What do you expect this to accomplish overall?

CJ McCollum:

“I think it’s just creating a safe space for kids to learn and grow and creating opportunities for kids to be exposed to things they normally wouldn’t be exposed to and improving some of the areas and neighborhoods that really need it.”

I read about your new college scholarship program. You’ve also done things to help with juvenile justice system, food backs and youth journalism programs. Where does winning the NBA’s Community Assist award this season rank to your playing accomplishments?

CJ McCollum:

“It’s meaningful, it’s impactful and it’s showing that I’m making a difference in my community and I’m impacting lives. I’m trying to take advantage of some of the gifts that God has given me and some of the things that I’ve been exposed to.

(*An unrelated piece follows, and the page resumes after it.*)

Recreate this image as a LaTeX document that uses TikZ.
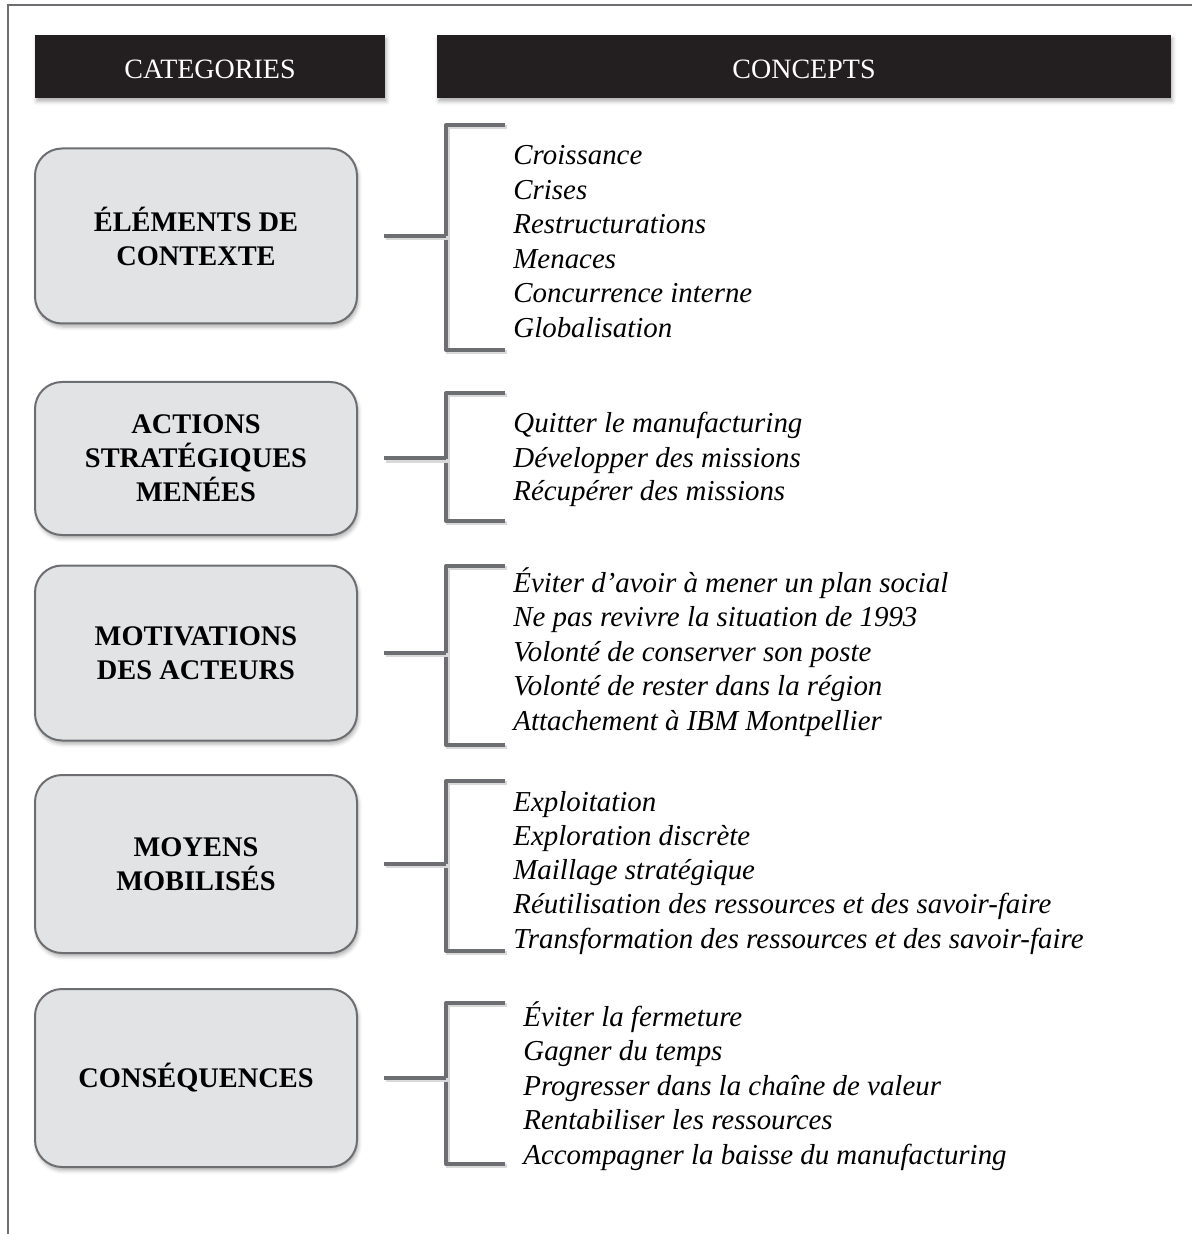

Those things mean the most to me with being able to leave the world a better place than when I found it. That’s extremely important to me. The end goals are picking things that I’m passionate about and that I care about and figure out ways to impact those sectors, whether it’s in education, criminal justice reform and juvenile justice. I’m really just figuring out how I can make an impact in those areas. Those are areas that have either impacted my life or the people around me. That’s really been my mentality, find an interest and figure out strategically how to attack those interests.”